Print only the lines from the top of the data through the line with "ax.yaxis.set_label_coords((30 - 74)", both included, skipping every picture.

━━━━━ Information supplied ━━━━━

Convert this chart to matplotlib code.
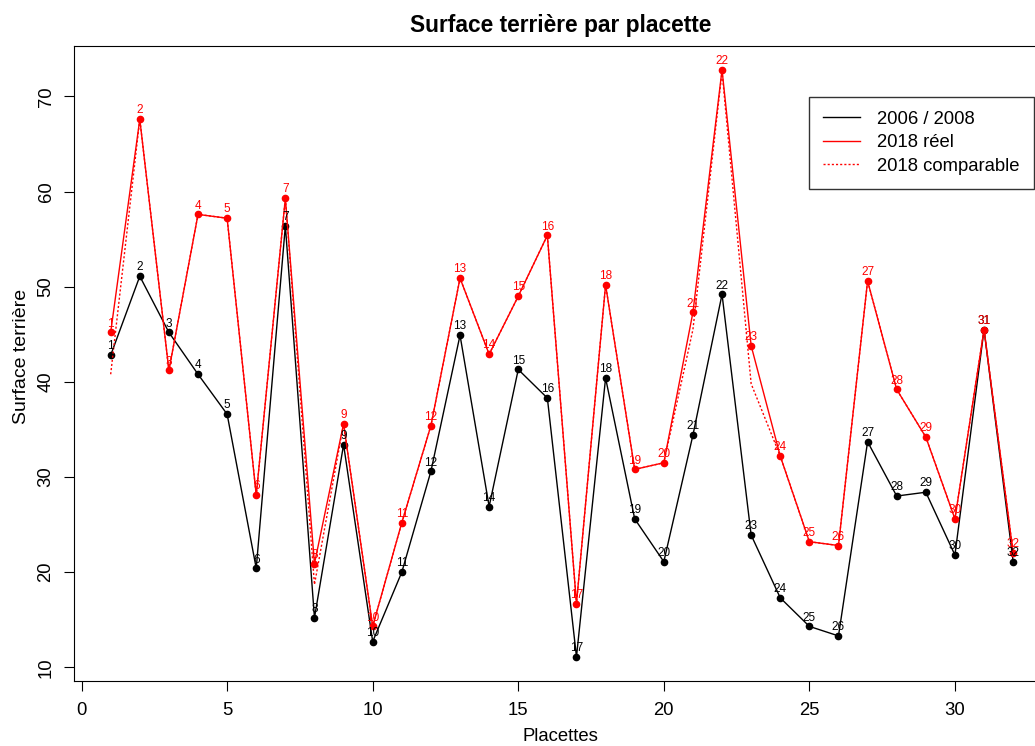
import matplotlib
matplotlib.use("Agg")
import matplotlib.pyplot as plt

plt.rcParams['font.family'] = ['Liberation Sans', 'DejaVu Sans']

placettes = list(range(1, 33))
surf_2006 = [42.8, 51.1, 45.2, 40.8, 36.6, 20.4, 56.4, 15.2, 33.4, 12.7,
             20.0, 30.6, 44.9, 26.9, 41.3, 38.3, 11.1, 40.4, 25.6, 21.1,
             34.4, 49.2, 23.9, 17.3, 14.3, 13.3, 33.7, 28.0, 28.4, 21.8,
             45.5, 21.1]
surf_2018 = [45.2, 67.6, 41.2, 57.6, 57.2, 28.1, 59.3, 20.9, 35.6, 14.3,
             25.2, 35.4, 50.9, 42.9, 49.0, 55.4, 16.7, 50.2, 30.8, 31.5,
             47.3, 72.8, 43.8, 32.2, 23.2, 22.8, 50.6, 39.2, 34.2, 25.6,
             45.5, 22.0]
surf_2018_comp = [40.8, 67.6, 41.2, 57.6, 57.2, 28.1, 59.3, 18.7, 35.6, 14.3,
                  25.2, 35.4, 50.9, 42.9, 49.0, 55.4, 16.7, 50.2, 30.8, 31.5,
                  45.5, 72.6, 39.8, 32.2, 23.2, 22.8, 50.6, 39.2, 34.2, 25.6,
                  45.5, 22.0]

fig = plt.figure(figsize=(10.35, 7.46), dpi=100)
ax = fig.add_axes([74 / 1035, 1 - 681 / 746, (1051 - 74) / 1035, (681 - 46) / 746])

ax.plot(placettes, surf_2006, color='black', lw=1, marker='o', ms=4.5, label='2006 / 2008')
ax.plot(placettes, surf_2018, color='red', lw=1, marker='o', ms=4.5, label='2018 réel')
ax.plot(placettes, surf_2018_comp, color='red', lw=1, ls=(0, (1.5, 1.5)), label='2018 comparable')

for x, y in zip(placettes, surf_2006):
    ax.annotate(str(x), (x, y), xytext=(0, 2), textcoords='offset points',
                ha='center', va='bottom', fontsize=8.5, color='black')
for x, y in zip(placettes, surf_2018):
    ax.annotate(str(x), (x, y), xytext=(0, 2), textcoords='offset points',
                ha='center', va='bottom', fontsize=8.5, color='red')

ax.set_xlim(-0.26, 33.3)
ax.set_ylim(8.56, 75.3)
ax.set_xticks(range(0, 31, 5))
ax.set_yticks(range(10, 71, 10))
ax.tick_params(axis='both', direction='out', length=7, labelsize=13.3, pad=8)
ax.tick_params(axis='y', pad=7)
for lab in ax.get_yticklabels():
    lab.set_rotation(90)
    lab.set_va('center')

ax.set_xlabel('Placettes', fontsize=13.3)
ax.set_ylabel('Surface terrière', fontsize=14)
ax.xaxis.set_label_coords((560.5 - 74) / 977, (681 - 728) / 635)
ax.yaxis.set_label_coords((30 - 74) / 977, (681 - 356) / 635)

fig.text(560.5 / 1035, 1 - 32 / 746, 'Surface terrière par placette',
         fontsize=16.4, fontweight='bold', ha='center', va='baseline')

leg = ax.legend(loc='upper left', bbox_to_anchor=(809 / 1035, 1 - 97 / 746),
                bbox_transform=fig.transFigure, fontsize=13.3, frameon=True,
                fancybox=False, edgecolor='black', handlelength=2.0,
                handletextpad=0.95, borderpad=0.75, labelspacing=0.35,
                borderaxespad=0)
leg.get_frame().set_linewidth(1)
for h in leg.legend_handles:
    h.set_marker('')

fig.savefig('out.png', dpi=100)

━━━━━

Answer to the task:
Convert this chart to matplotlib code.
import matplotlib
matplotlib.use("Agg")
import matplotlib.pyplot as plt

plt.rcParams['font.family'] = ['Liberation Sans', 'DejaVu Sans']

placettes = list(range(1, 33))
surf_2006 = [42.8, 51.1, 45.2, 40.8, 36.6, 20.4, 56.4, 15.2, 33.4, 12.7,
             20.0, 30.6, 44.9, 26.9, 41.3, 38.3, 11.1, 40.4, 25.6, 21.1,
             34.4, 49.2, 23.9, 17.3, 14.3, 13.3, 33.7, 28.0, 28.4, 21.8,
             45.5, 21.1]
surf_2018 = [45.2, 67.6, 41.2, 57.6, 57.2, 28.1, 59.3, 20.9, 35.6, 14.3,
             25.2, 35.4, 50.9, 42.9, 49.0, 55.4, 16.7, 50.2, 30.8, 31.5,
             47.3, 72.8, 43.8, 32.2, 23.2, 22.8, 50.6, 39.2, 34.2, 25.6,
             45.5, 22.0]
surf_2018_comp = [40.8, 67.6, 41.2, 57.6, 57.2, 28.1, 59.3, 18.7, 35.6, 14.3,
                  25.2, 35.4, 50.9, 42.9, 49.0, 55.4, 16.7, 50.2, 30.8, 31.5,
                  45.5, 72.6, 39.8, 32.2, 23.2, 22.8, 50.6, 39.2, 34.2, 25.6,
                  45.5, 22.0]

fig = plt.figure(figsize=(10.35, 7.46), dpi=100)
ax = fig.add_axes([74 / 1035, 1 - 681 / 746, (1051 - 74) / 1035, (681 - 46) / 746])

ax.plot(placettes, surf_2006, color='black', lw=1, marker='o', ms=4.5, label='2006 / 2008')
ax.plot(placettes, surf_2018, color='red', lw=1, marker='o', ms=4.5, label='2018 réel')
ax.plot(placettes, surf_2018_comp, color='red', lw=1, ls=(0, (1.5, 1.5)), label='2018 comparable')

for x, y in zip(placettes, surf_2006):
    ax.annotate(str(x), (x, y), xytext=(0, 2), textcoords='offset points',
                ha='center', va='bottom', fontsize=8.5, color='black')
for x, y in zip(placettes, surf_2018):
    ax.annotate(str(x), (x, y), xytext=(0, 2), textcoords='offset points',
                ha='center', va='bottom', fontsize=8.5, color='red')

ax.set_xlim(-0.26, 33.3)
ax.set_ylim(8.56, 75.3)
ax.set_xticks(range(0, 31, 5))
ax.set_yticks(range(10, 71, 10))
ax.tick_params(axis='both', direction='out', length=7, labelsize=13.3, pad=8)
ax.tick_params(axis='y', pad=7)
for lab in ax.get_yticklabels():
    lab.set_rotation(90)
    lab.set_va('center')

ax.set_xlabel('Placettes', fontsize=13.3)
ax.set_ylabel('Surface terrière', fontsize=14)
ax.xaxis.set_label_coords((560.5 - 74) / 977, (681 - 728) / 635)
ax.yaxis.set_label_coords((30 - 74) / 977, (681 - 356) / 635)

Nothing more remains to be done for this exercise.